Certificats d’économie d’énergie : Publication au JO de ce jour de l’arrêté du 18 novembre 2024 modifiant plusieurs textes règlementaires relatifs aux opérations standardisées d’économie d’énergie
Dérogation espèces protégées : le Conseil d’Etat précise les conditions et la méthode de demande et d’octroi de la dérogation (Conseil d’Etat, avis, 9 décembre 2022, Association Sud-Artois pour la protection de l’environnement, n°463563)
Résumé
Par un avis n°463563 du 9 décembre 2022, le Conseil d’Etat, à la demande de la cour administrative d’appel de Douai, a précisé son interprétation des dispositions du droit positif relatives aux conditions :
- d’une part, de déclenchement de l’obligation de dépôt d’une demande de dérogation à l’interdiction d’espèces protégées.
- d’autre part, de délivrance de cette dérogation, une fois demandée.
- S’agissant de la première condition relative à l’espèce protégée en cause : le pétitionnaire puis l’administration doivent vérifier si « des spécimens de l’espèce concernée sont présents dans la zone du projet ». Cet examen ne doit porter, ni sur le « nombre de ces spécimens », ni sur leur « état de conservation ».
- S’agissant de la deuxième condition relative à la nature du risque d’atteinte à l’état de conservation de l’espèce protégée : l’administration doit prendre en compte l’existence du « risque suffisamment caractérisé » au regard des mesures d’évitement et de réduction proposées par le pétitionnaire. Ces mesures doivent présenter deux caractéristiques : elles doivent présenter des « garanties d’effectivité » et permettre de « diminuer le risque ».

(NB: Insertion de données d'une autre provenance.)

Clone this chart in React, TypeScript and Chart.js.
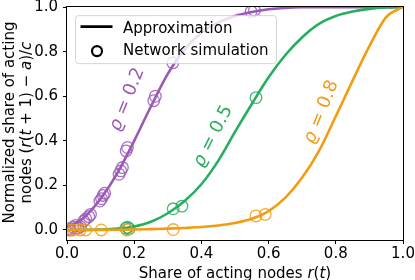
import React, { useEffect, useRef } from "react";
import { Chart, registerables } from "chart.js";

Chart.register(...registerables);

// ---- data ----
const xTicks = [0, 0.2, 0.4, 0.6, 0.8, 1.0];
const yTicks = [0, 0.2, 0.4, 0.6, 0.8, 1.0];

const xGrid = [0, 0.05, 0.1, 0.15, 0.2, 0.25, 0.3, 0.35, 0.4, 0.45, 0.5, 0.55, 0.6, 0.65, 0.7, 0.75, 0.8, 0.85, 0.9, 0.95, 1.0];
const approxRho02 = [0.012, 0.055, 0.14, 0.255, 0.4, 0.555, 0.7, 0.81, 0.885, 0.93, 0.96, 0.978, 0.99, 0.996, 0.999, 1.0, 1.0, 1.0, 1.0, 1.0, 1.0];
const approxRho05 = [0.0, 0.0005, 0.002, 0.006, 0.016, 0.037, 0.075, 0.13, 0.205, 0.31, 0.44, 0.565, 0.685, 0.785, 0.865, 0.925, 0.96, 0.98, 0.992, 0.998, 1.0];
const approxRho08 = [0.0, 0.0, 0.0005, 0.001, 0.002, 0.004, 0.006, 0.009, 0.013, 0.02, 0.031, 0.05, 0.085, 0.145, 0.235, 0.355, 0.51, 0.67, 0.825, 0.955, 1.0];

const simRho02X = [0.004, 0.01, 0.018, 0.025, 0.032, 0.04, 0.05, 0.056, 0.065, 0.07, 0.098, 0.103, 0.108, 0.112, 0.155, 0.16, 0.165, 0.176, 0.18, 0.258, 0.263, 0.315, 0.548, 0.558];
const simRho02Y = [0.005, 0.0, 0.012, 0.02, 0.008, 0.015, 0.04, 0.05, 0.06, 0.07, 0.13, 0.14, 0.155, 0.165, 0.25, 0.265, 0.28, 0.355, 0.37, 0.58, 0.6, 0.75, 0.98, 0.985];
const simRho05X = [0.175, 0.18, 0.185, 0.316, 0.342, 0.5625];
const simRho05Y = [0.008, 0.012, 0.006, 0.095, 0.107, 0.594];
const simRho08X = [0.005, 0.018, 0.039, 0.056, 0.102, 0.178, 0.316, 0.5625, 0.59];
const simRho08Y = [0, 0, 0, 0, 0, 0, 0.002, 0.063, 0.07];

const rhoValues = ["0.2", "0.5", "0.8"];

// ---- style ----
const FONT = "'DejaVu Sans', sans-serif";
const PURPLE = "#9b59b6";
const GREEN = "#27ae60";
const ORANGE = "#f39c12";
const COLORS = [PURPLE, GREEN, ORANGE];
const labelAnchors = [
  { x: 0.179, y: 0.585, angle: -68 },
  { x: 0.435, y: 0.42, angle: -63 },
  { x: 0.757, y: 0.529, angle: -68 },
];

type Part = [string, boolean];

function drawParts(ctx: CanvasRenderingContext2D, parts: Part[], x: number, y: number, size: number, baseline: CanvasTextBaseline) {
  let total = 0;
  const widths: number[] = [];
  for (const [t, it] of parts) {
    ctx.font = `${it ? "italic " : ""}${size}px ${FONT}`;
    const w = ctx.measureText(t).width;
    widths.push(w);
    total += w;
  }
  let cx = x - total / 2;
  ctx.textAlign = "left";
  ctx.textBaseline = baseline;
  parts.forEach(([t, it], i) => {
    ctx.font = `${it ? "italic " : ""}${size}px ${FONT}`;
    ctx.fillText(t, cx, y);
    cx += widths[i];
  });
}

const alpha = (hex: string, a: number) => {
  const r = parseInt(hex.slice(1, 3), 16), g = parseInt(hex.slice(3, 5), 16), b = parseInt(hex.slice(5, 7), 16);
  return `rgba(${r},${g},${b},${a})`;
};

const overlay = {
  id: "overlay",
  afterDraw(chart: any) {
    const ctx: CanvasRenderingContext2D = chart.ctx;
    const { left, right, top, bottom } = chart.chartArea;
    const xs = chart.scales.x, ys = chart.scales.y;
    ctx.save();
    // spines
    ctx.strokeStyle = "#000";
    ctx.lineWidth = 1;
    ctx.strokeRect(Math.round(left) - 0.5, Math.round(top) - 0.5, Math.round(right) - Math.round(left) + 1, Math.round(bottom) - Math.round(top) + 1);

    // rho labels
    labelAnchors.forEach((a, i) => {
      ctx.save();
      ctx.translate(xs.getPixelForValue(a.x), ys.getPixelForValue(a.y));
      ctx.rotate((a.angle * Math.PI) / 180);
      ctx.fillStyle = COLORS[i];
      drawParts(ctx, [["ϱ", true], [" = " + rhoValues[i], false]], 0, 0, 18, "middle");
      ctx.restore();
    });

    // legend
    const lx = left + 8.5, ly = top + 8.5, lw = 201, lh = 48;
    ctx.beginPath();
    (ctx as any).roundRect(lx, ly, lw, lh, 3);
    ctx.fillStyle = "rgba(255,255,255,0.8)";
    ctx.fill();
    ctx.strokeStyle = "rgba(204,204,204,0.8)";
    ctx.lineWidth = 1;
    ctx.stroke();
    ctx.strokeStyle = "#000";
    ctx.lineWidth = 2.6;
    ctx.beginPath();
    ctx.moveTo(lx + 5, ly + 11);
    ctx.lineTo(lx + 37, ly + 11);
    ctx.stroke();
    ctx.lineWidth = 2.2;
    ctx.beginPath();
    ctx.arc(lx + 21.5, ly + 35.5, 5, 0, Math.PI * 2);
    ctx.stroke();
    ctx.fillStyle = "#000";
    ctx.font = `15px ${FONT}`;
    ctx.textAlign = "left";
    ctx.textBaseline = "alphabetic";
    ctx.fillText("Approximation", lx + 47.5, ly + 17);
    ctx.fillText("Network simulation", lx + 47.5, ly + 39);

    // axis titles
    ctx.fillStyle = "#000";
    drawParts(ctx, [["Share of acting nodes ", false], ["r", true], ["(", false], ["t", true], [")", false]], (left + right) / 2, 278, 15, "alphabetic");
    ctx.save();
    ctx.translate(0, (top + bottom) / 2 - 1);
    ctx.rotate(-Math.PI / 2);
    drawParts(ctx, [["Normalized share of acting", false]], 0, 13.5, 15, "alphabetic");
    drawParts(
      ctx,
      [["nodes (", false], ["r", true], ["(", false], ["t", true], [" + 1) − ", false], ["a", true], [")/", false], ["c", true]],
      0, 31, 15, "alphabetic"
    );
    ctx.restore();
    ctx.restore();
  },
};

function lineDs(ys: number[], color: string) {
  return {
    type: "line" as const,
    data: xGrid.map((x, i) => ({ x, y: ys[i] })),
    borderColor: color,
    backgroundColor: color,
    borderWidth: 2.6,
    pointRadius: 0,
    showLine: true,
    cubicInterpolationMode: "monotone" as const,
    clip: 0,
  };
}

function simDs(xs: number[], ys: number[], color: string) {
  return {
    type: "scatter" as const,
    data: xs.map((x, i) => ({ x, y: ys[i] })),
    borderColor: alpha(color, 0.85),
    backgroundColor: "rgba(0,0,0,0)",
    borderWidth: 1.3,
    pointRadius: 5.8,
    pointStyle: "circle",
    showLine: false,
    clip: 0,
  };
}

export default function App() {
  const ref = useRef<HTMLCanvasElement | null>(null);
  useEffect(() => {
    document.body.style.margin = "0";
    if (!ref.current) return;
    const tickFont = { family: FONT, size: 15 };
    const chart = new Chart(ref.current, {
      type: "scatter",
      data: {
        datasets: [
          simDs(simRho08X, simRho08Y, ORANGE),
          lineDs(approxRho08, ORANGE),
          simDs(simRho05X, simRho05Y, GREEN),
          lineDs(approxRho05, GREEN),
          simDs(simRho02X, simRho02Y, PURPLE),
          lineDs(approxRho02, PURPLE),
        ] as any,
      },
      options: {
        animation: false,
        responsive: false,
        devicePixelRatio: 1,
        layout: { padding: { top: 6, right: 12, left: 0, bottom: 0 } },
        plugins: { legend: { display: false }, tooltip: { enabled: false } },
        events: [],
        scales: {
          x: {
            type: "linear",
            min: 0,
            max: 1,
            afterBuildTicks: (s: any) => { s.ticks = xTicks.map((v) => ({ value: v })); },
            afterFit: (s: any) => { s.height = 40; s.paddingLeft = 0; s.paddingRight = 0; },
            ticks: { font: tickFont, color: "#000", padding: 1.5, maxRotation: 0, callback: (v: any) => Number(v).toFixed(1) },
            grid: { display: true, drawOnChartArea: false, drawTicks: true, tickLength: 4, tickColor: "#000", tickWidth: 1 },
            border: { display: false },
          },
          y: {
            type: "linear",
            min: -0.045,
            max: 1.0,
            afterBuildTicks: (s: any) => { s.ticks = yTicks.map((v) => ({ value: v })); },
            afterFit: (s: any) => { s.width = 67; s.paddingTop = 0; s.paddingBottom = 0; },
            ticks: { font: tickFont, color: "#000", padding: 5, callback: (v: any) => Number(v).toFixed(1) },
            grid: { display: true, drawOnChartArea: false, drawTicks: true, tickLength: 4, tickColor: "#000", tickWidth: 1 },
            border: { display: false },
          },
        },
      },
      plugins: [overlay],
    } as any);
    return () => chart.destroy();
  }, []);
  return <canvas ref={ref} width={415} height={280} style={{ display: "block" }} />;
}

- Ces deux conditions sont cumulatives et successives.
- Le Conseil d’Etat a entendu rappeler le contenu et le caractère distinct et cumulatif des trois conditions de dérogation.

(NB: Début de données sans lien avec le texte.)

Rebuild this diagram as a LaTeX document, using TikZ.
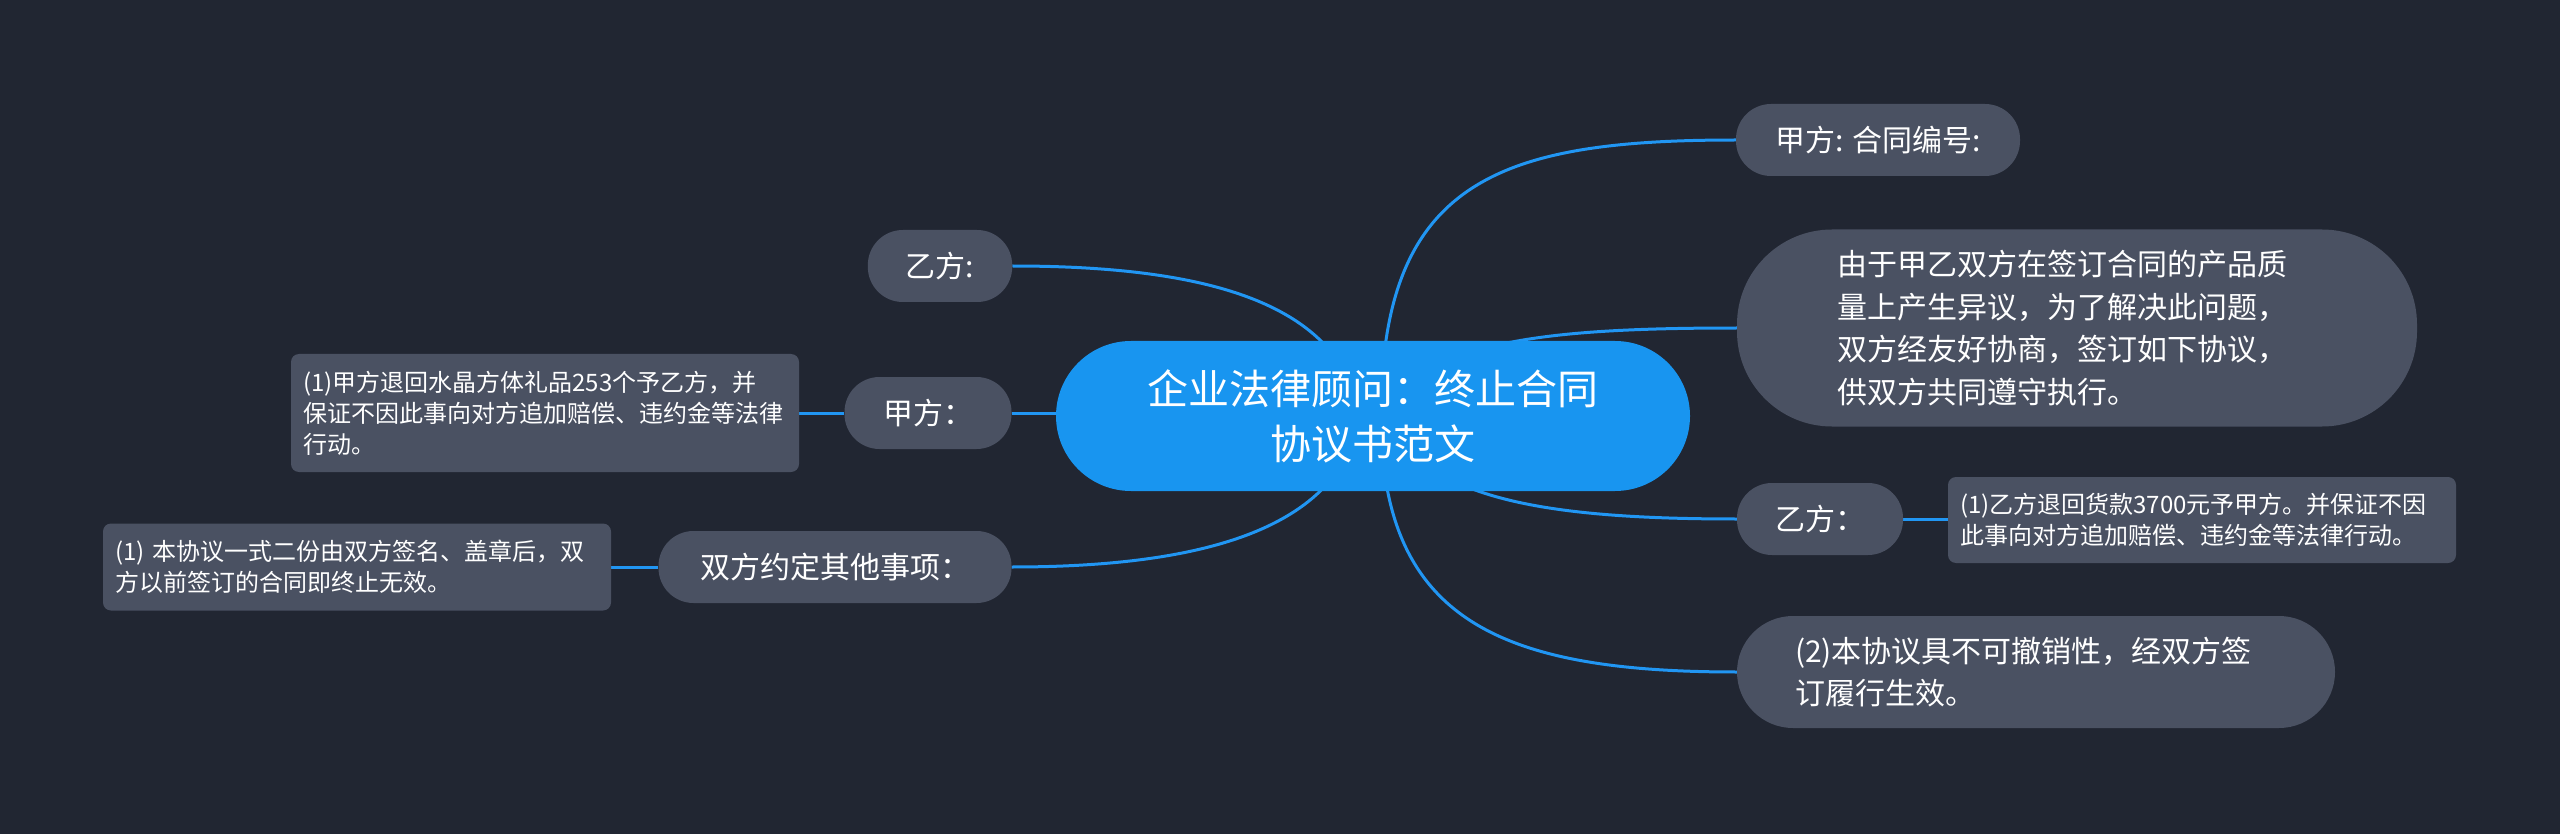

- Le Conseil d’Etat a également précisé que l’administration doit notamment prendre en compte, lors de l’examen de ces trois conditions, des mesures d’évitement, de réduction et de compensation proposées par le pétitionnaire
Le Conseil d’Etat a sans doute entendu rechercher une solution d’équilibre entre deux écoles d’interprétation des dispositions du régime de la dérogation espèces protégées. La première défend plutôt le caractère systématique de l’obligation de dépôt de la demande de dérogation espèces protégées. Dépôt qui devrait être effectué même en présence d’un risque non caractérisé, dans une logique de précaution. La deuxième, à l’inverse, défend l’idée que ce dépôt ne doit être réalisé qu’en présence d’un risque caractérisé pour une population.
Cet équilibre a pour résultat de ne pas imposer une obligation systématique de dépôt d’une demande de dérogation et à souligner le rôle premier de l’étude d’impact pour la protection des espèces protégées. Une solution qui, cependant, ne sera pas d’un maniement très aisé par l’administration et les porteurs de projets.
Aux termes de cet avis, l’analyse de la nécessité de déposer ou non une demande de dérogation demeure assez complexe et, pour partie, subjective. Cette complexité procède toutefois d’un droit positif assez imprécis sur les conditions de déclenchement de l’obligation de dépôt d’une demande de dérogation espèces protégées.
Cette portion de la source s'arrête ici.